A lot of folks like to use common blue violets (Viola papilionacea) in their landscape. However, when they seed themselves into the lawn they become pesky weeds that are very tough to get rid of. Digging works, but only if you are willing to dig deep, wide margins around and under the plant. The entire fleshy rhizome must be removed intact. Leave behind the smallest bit and the violet re-grows.
In addition to flower seeds and rhizomes, these plants also are spread by means of cleistogamous flowers, which are self-pollinating, unopened, underground flowers. If you leave some of these pesky "c-flowers" behind more violets will inevitably spring up.
It's enough to make you nuts.
Some folks double dose on herbicides, thinking more is better, but that doesn't work either and often it burns the grass.
Granular weed and feeds don't kill violets either. In fact, they aren't a very effective means of ridding lawns of small-leafed weeds because to do the job the herbicide granules must stay in contact with the leaves for 24 to 48 hours.
So I wasn't surprised when my friend called the other day in a dither, wondering if she had to resort to dynamite to rid her lawn of violets.
Consumers can use an herbicide such as Trimec that contains a combination of 2.4-D. MCPA and dicamba. When buying an herbicide check the label to make sure violets are listed. If they aren't, it probably won't kill them.
The other secrets to success, besides choosing the right herbicide, are timing and patience.

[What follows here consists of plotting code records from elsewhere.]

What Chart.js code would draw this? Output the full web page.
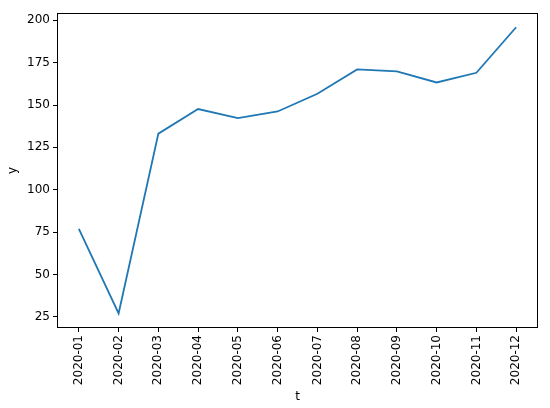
<!DOCTYPE html>
<html>
<head>
<meta charset="utf-8">
<script src="https://cdn.jsdelivr.net/npm/chart.js@4/dist/chart.umd.min.js"></script>
<style>
  html, body { margin: 0; padding: 0; background: #fff; }
  #wrap { width: 550px; height: 408px; }
</style>
</head>
<body>
<div id="wrap"><canvas id="chart" width="550" height="408"></canvas></div>
<script>
// data
const months = ['2020-01', '2020-02', '2020-03', '2020-04', '2020-05', '2020-06',
                '2020-07', '2020-08', '2020-09', '2020-10', '2020-11', '2020-12'];
const yValues = [76.9, 27.0, 133.1, 147.6, 142.3, 146.2, 156.6, 171.0, 169.8, 163.3, 169.0, 195.9];
const yTicks = [25, 50, 75, 100, 125, 150, 175, 200];

const points = months.map((m, i) => ({ x: i, y: yValues[i] }));

// frame around the plot area, like matplotlib's spines
const frame = {
  id: 'frame',
  afterDraw(chart) {
    const a = chart.chartArea;
    const ctx = chart.ctx;
    ctx.save();
    ctx.strokeStyle = '#000';
    ctx.lineWidth = 1;
    ctx.strokeRect(Math.round(a.left) + 0.5, Math.round(a.top) + 0.5,
                   Math.round(a.right - a.left) - 1, Math.round(a.bottom - a.top) - 1);
    ctx.restore();
  }
};

const font = { family: 'DejaVu Sans', size: 12 };

new Chart(document.getElementById('chart'), {
  type: 'line',
  data: {
    datasets: [{
      data: points,
      borderColor: '#1f77b4',
      borderWidth: 1.8,
      pointRadius: 0,
      tension: 0,
      fill: false
    }]
  },
  options: {
    responsive: false,
    animation: false,
    layout: { padding: { top: 13, right: 12, left: 0, bottom: 0 } },
    plugins: { legend: { display: false }, tooltip: { enabled: false } },
    scales: {
      x: {
        type: 'linear',
        min: -0.55,
        max: 11.55,
        afterBuildTicks(scale) {
          scale.ticks = months.map((m, i) => ({ value: i }));
        },
        afterFit(scale) { scale.height = 80; },
        ticks: {
          autoSkip: false,
          minRotation: 90,
          maxRotation: 90,
          padding: 3,
          color: '#000',
          font: font,
          callback: (v) => months[v]
        },
        grid: { drawOnChartArea: false, tickLength: 4, tickColor: '#000', color: '#000' },
        border: { display: false },
        title: { display: true, text: 't', color: '#000', font: font, padding: { top: 4, bottom: 4 } }
      },
      y: {
        min: 18.4,
        max: 204.3,
        afterBuildTicks(scale) {
          scale.ticks = yTicks.map(v => ({ value: v }));
        },
        afterFit(scale) { scale.width = 57; },
        ticks: { padding: 3, color: '#000', font: font },
        grid: { drawOnChartArea: false, tickLength: 4, tickColor: '#000', color: '#000' },
        border: { display: false },
        title: { display: true, text: 'y', color: '#000', font: font, padding: { top: 6, bottom: 0 } }
      }
    }
  },
  plugins: [frame]
});
</script>
</body>
</html>
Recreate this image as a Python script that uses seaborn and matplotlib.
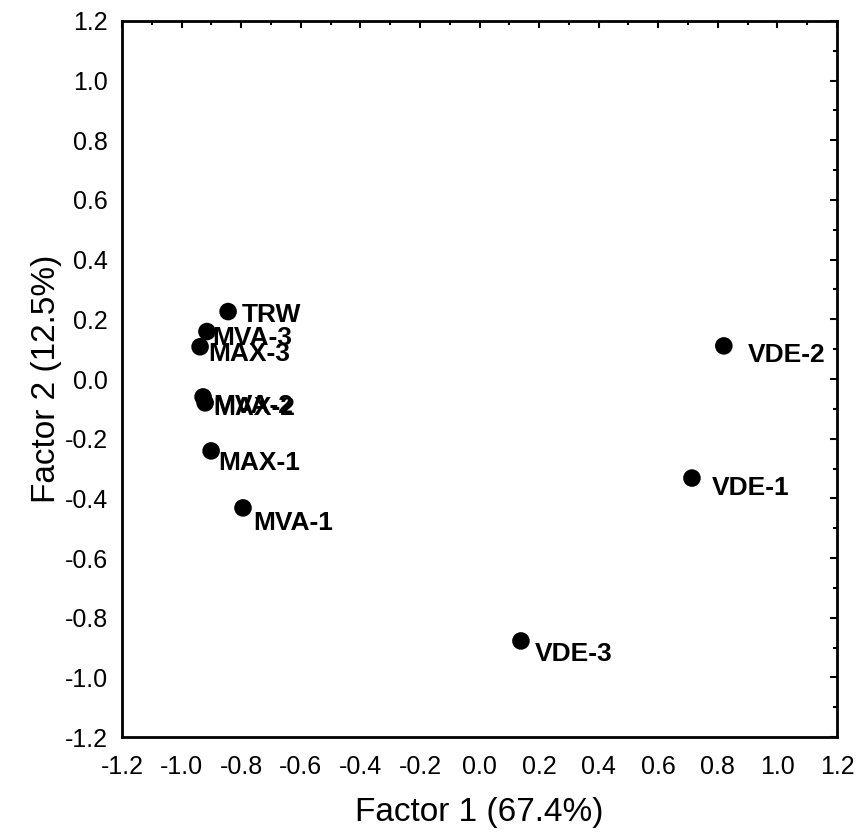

The best time to treat violets and other perennial weeds is mid-September to mid-October. The weeds must be actively growing in order for the herbicide to work. In hot, dry weather they slow their growth, so putting the herbicide on now is a waste of time and money. In fall the weeds again kick into high gear in order to store carbohydrates to keep them going through the winter. That's the time to launch the attack.
Because the herbicide needs to stay in contact with the leaves for 24 to 48 hours, don't apply it if rain is forecast and turn off the automatic sprinkler system for a couple of days.
Remember, too, that broad-spectrum herbicides can damage and kill perennials, trees and shrubs, so take care not to let the spray to drift onto plants you want to keep.
Unless your lawn is really peppered with violets or other weedy pests, consider spot treating just the violets.
You may not see significant die back of the violets right away. Chances are you will need to repeat the application in two to four weeks.
Timing varies according to the product, so follow the label. If in doubt call the number shown on the label instructions.
If the violets show up again in mid-May, they will be considerably weakened. Just when the violets begin to bloom is the time to reapply the herbicide.
If you grow violets in the landscape, here are a couple of techniques to help keep them from invading the lawn:
If you mow the violets, hose off the underside of the lawn mower deck before and after mowing. This will help keep them from spreading to the turf.
Keeping the grass to a minimum height of 2 to 3 inches keeps weed seeds shaded and prevents them from sprouting.
Years ago I planted an area with periwinkle (vinca minor) that was dug from a friend's large shade garden. Early the following spring I was thrilled when a bunch of tiny violets appeared in the ground cover, because these harbingers of spring were the first to green up and bloom and they reminded me of the woodlands where I played as a child.
But soon it became apparent that, left to their own devices, the violets would quickly take over. To keep them under control, I pulled them out by hand and disposed of the them in the trash. Of course I never got all the rhizomes and those pesky underground ''c-flowers'' remained in the soil, so the violets always returned with a lovely show of flowers every spring. My yearly efforts keep them from taking over worked and as long as I kept pulling the violets in June and the bed edged with a spade, they never invaded the adjacent lawn.